### Exercise inputs
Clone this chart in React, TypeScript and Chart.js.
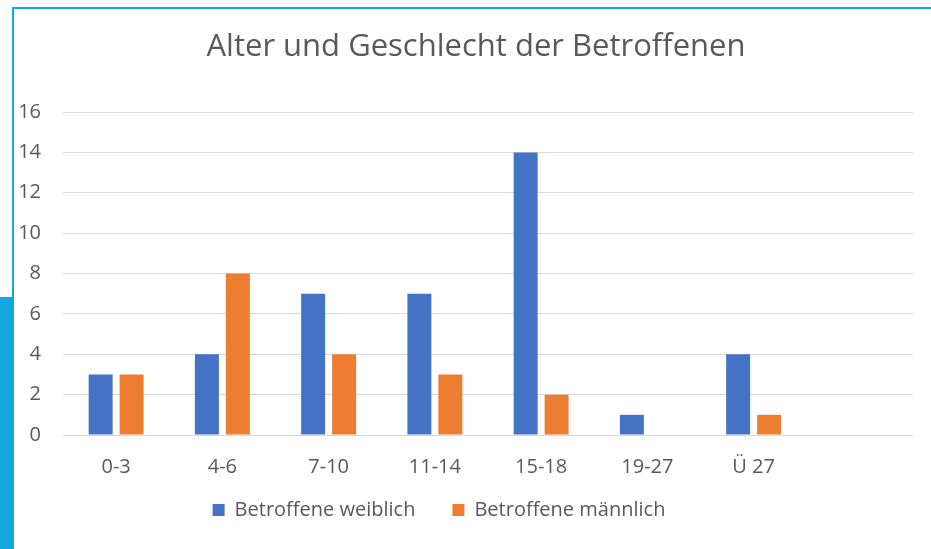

==

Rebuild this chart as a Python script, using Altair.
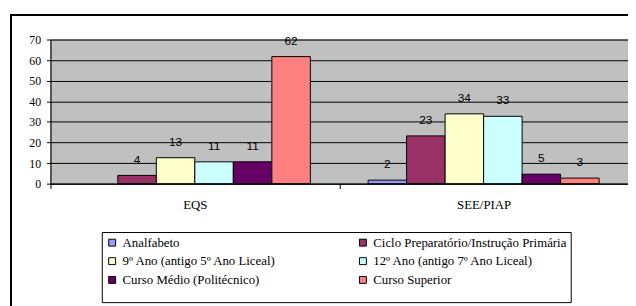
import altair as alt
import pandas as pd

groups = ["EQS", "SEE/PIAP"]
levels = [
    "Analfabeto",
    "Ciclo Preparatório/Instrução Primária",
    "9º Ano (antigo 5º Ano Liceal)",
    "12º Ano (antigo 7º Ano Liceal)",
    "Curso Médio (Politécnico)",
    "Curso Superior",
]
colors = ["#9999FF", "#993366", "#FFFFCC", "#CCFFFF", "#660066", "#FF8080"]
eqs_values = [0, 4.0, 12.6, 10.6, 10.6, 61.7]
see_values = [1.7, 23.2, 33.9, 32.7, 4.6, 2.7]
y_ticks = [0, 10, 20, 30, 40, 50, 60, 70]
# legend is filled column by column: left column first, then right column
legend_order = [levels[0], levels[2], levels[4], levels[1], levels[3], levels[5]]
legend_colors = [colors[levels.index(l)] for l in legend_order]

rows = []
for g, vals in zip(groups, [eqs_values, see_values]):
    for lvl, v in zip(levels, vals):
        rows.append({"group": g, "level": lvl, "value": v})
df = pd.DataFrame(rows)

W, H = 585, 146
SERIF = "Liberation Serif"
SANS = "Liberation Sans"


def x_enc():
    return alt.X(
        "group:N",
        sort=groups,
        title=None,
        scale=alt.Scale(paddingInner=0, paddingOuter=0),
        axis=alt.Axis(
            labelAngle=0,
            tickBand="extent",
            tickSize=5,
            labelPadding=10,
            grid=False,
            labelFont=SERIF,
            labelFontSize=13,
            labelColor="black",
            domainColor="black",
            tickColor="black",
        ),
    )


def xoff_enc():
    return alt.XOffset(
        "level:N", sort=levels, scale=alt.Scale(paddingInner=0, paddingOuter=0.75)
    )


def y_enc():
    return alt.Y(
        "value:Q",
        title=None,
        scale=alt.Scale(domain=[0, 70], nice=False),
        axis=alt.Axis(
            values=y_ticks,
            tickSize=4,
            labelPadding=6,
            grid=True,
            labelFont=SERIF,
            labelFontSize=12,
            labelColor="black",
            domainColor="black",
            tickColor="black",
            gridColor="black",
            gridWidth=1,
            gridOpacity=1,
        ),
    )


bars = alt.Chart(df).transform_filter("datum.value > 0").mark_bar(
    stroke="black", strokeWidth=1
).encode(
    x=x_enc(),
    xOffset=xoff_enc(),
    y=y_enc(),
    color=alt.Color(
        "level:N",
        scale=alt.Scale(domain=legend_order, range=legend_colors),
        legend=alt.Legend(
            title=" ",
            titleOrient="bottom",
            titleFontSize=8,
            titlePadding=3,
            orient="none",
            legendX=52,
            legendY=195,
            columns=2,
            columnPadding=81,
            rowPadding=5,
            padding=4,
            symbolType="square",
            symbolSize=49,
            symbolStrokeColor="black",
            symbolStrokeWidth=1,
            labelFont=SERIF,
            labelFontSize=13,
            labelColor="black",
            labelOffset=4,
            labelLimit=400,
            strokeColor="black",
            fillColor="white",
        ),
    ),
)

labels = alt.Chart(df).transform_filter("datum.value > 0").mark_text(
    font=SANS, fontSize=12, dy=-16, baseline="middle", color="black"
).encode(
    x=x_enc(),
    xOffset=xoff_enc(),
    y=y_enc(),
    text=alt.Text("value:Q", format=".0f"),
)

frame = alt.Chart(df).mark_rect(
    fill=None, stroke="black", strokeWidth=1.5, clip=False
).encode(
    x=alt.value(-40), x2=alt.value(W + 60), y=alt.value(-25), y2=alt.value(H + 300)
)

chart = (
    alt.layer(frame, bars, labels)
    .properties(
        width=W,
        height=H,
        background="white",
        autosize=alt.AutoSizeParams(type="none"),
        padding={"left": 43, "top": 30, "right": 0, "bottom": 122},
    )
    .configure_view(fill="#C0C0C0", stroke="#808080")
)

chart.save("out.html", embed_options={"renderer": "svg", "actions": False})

### Problem requirements
From the records above, extract the lines from the one holding "Rebuild this chart" through the one holding "import pandas as pd", word for word; omit the pictures.

### Answer to this task
Rebuild this chart as a Python script, using Altair.
import altair as alt
import pandas as pd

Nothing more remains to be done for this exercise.